(Extracted records)
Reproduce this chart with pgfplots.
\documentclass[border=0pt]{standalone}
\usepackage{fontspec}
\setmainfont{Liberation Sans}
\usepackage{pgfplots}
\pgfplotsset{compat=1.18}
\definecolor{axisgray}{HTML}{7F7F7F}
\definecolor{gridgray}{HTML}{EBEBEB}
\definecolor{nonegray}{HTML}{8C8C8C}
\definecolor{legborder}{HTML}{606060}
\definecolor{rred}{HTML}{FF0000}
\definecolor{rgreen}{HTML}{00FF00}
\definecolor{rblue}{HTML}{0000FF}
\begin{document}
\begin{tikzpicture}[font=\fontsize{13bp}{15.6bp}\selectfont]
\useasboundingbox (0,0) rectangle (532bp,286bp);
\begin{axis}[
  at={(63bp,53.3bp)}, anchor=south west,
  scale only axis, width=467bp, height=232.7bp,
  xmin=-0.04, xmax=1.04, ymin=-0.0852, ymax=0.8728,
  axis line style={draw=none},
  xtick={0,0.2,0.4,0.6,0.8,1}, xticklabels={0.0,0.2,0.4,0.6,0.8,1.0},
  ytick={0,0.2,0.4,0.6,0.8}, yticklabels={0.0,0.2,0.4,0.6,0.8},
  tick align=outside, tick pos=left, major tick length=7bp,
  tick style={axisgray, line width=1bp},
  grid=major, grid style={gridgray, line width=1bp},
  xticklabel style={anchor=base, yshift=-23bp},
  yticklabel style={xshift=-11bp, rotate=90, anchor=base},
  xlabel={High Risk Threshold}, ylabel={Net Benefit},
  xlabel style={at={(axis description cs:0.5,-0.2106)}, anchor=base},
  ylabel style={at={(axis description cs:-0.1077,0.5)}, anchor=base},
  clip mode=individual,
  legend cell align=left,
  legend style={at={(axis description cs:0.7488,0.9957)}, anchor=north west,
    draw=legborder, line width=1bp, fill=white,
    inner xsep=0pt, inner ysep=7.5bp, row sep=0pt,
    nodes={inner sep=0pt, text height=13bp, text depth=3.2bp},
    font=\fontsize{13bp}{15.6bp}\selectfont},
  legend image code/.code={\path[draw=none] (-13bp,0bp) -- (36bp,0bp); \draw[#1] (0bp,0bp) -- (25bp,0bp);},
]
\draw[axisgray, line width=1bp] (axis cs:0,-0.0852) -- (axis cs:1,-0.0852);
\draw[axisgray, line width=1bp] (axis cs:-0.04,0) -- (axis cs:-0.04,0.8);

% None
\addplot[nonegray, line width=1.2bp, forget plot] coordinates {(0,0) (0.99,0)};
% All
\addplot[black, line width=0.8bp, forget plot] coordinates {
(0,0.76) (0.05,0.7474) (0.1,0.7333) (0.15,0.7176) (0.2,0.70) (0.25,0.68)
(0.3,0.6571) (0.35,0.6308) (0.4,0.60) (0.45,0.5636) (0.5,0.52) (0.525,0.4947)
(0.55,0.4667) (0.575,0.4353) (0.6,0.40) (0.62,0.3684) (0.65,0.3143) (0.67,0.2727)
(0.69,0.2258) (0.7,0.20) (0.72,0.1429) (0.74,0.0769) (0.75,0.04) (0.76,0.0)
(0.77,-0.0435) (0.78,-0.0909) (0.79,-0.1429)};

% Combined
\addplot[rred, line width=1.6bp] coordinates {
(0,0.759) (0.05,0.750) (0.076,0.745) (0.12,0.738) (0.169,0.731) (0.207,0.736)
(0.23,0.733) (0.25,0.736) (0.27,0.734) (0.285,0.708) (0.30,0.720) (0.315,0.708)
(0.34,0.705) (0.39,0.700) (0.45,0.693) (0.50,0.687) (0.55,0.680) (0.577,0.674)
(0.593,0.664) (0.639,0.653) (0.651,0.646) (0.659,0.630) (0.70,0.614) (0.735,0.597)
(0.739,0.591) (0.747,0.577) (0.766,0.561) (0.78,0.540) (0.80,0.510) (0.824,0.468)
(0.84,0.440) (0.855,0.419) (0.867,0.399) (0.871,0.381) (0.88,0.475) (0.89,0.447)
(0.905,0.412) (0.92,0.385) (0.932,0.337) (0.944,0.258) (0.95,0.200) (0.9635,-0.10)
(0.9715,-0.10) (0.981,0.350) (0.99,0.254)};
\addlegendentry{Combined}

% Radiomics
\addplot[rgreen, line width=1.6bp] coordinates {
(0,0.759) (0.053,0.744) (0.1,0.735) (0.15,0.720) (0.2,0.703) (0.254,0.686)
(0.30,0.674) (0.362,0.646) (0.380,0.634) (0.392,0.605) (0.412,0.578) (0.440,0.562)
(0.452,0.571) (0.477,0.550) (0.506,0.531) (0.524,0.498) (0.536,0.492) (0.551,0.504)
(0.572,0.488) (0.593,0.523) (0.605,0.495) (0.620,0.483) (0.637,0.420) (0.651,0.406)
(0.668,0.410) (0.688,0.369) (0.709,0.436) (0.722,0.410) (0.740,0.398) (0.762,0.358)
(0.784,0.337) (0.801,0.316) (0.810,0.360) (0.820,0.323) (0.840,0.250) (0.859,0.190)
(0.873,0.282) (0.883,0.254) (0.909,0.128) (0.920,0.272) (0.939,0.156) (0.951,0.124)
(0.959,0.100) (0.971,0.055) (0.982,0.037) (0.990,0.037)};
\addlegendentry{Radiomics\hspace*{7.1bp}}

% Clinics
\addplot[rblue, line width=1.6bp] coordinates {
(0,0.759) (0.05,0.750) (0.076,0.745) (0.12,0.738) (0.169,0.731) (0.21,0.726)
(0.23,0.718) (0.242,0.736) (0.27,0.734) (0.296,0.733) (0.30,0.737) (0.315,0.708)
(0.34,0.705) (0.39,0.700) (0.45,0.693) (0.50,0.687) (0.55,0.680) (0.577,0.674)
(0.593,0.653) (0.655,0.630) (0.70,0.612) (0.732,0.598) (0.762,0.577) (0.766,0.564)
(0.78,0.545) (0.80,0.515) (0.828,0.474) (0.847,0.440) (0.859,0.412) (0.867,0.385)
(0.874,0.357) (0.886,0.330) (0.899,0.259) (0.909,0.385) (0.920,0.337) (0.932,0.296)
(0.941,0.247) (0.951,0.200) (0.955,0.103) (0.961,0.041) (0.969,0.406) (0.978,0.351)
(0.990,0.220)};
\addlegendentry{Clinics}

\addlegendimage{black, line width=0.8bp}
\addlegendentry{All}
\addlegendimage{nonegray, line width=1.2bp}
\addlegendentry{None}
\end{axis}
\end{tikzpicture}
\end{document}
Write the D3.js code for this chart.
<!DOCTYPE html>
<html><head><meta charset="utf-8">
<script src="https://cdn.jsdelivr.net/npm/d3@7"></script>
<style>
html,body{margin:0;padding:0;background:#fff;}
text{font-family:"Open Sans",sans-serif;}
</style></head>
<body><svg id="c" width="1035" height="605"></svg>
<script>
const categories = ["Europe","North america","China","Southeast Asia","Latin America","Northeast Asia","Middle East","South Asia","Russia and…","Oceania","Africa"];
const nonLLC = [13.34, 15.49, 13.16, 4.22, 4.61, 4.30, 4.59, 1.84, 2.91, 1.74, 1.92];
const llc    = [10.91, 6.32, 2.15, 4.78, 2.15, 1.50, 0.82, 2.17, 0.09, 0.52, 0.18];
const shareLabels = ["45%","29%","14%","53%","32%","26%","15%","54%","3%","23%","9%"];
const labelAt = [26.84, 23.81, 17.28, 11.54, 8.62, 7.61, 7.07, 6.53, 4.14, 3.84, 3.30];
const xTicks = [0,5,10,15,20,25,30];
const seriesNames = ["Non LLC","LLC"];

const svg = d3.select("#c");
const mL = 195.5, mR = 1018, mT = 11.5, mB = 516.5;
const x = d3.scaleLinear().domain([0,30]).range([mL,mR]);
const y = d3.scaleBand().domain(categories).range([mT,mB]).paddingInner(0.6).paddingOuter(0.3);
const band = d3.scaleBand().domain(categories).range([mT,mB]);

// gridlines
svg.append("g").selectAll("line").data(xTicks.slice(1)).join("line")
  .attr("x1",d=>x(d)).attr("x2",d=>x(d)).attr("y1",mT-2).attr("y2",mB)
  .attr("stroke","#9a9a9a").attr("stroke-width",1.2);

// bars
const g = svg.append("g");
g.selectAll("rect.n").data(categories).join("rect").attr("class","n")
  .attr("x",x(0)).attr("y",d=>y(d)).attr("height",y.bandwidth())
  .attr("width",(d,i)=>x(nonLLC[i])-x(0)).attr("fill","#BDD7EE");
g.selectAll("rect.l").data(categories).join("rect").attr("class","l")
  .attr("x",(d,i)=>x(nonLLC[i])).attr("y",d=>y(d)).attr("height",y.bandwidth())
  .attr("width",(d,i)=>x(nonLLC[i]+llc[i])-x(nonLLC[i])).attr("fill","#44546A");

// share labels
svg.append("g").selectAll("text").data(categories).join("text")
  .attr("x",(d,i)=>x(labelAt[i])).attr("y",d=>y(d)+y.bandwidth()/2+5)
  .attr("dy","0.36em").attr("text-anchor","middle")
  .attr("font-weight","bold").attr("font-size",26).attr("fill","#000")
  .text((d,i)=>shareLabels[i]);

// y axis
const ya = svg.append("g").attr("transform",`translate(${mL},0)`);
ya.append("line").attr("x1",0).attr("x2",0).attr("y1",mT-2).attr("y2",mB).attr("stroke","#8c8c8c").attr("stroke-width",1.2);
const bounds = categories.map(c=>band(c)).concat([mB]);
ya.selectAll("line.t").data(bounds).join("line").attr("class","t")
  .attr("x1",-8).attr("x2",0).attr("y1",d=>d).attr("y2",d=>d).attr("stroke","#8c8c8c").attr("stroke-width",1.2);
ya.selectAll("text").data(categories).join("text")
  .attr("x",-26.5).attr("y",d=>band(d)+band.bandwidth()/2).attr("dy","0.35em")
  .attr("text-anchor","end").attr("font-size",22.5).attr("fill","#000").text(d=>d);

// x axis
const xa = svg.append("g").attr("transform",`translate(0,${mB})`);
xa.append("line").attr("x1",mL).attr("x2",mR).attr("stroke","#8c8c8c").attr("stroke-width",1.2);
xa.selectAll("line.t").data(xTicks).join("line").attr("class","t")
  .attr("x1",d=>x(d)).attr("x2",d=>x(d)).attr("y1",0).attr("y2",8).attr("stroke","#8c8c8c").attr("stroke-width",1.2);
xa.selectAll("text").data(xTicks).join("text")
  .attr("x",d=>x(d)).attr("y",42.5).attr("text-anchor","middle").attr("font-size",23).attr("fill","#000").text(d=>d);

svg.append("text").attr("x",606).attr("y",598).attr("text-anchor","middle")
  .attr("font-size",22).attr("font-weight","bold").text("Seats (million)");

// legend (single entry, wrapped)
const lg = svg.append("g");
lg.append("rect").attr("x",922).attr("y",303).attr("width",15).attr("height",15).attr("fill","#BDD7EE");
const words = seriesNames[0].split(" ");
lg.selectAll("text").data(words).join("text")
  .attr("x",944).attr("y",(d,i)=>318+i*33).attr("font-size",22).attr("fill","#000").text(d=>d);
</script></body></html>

STATED GOAL: Extract all lines from the data in which "this" is found.

FINAL ANSWER:
Reproduce this chart with pgfplots.
Write the D3.js code for this chart.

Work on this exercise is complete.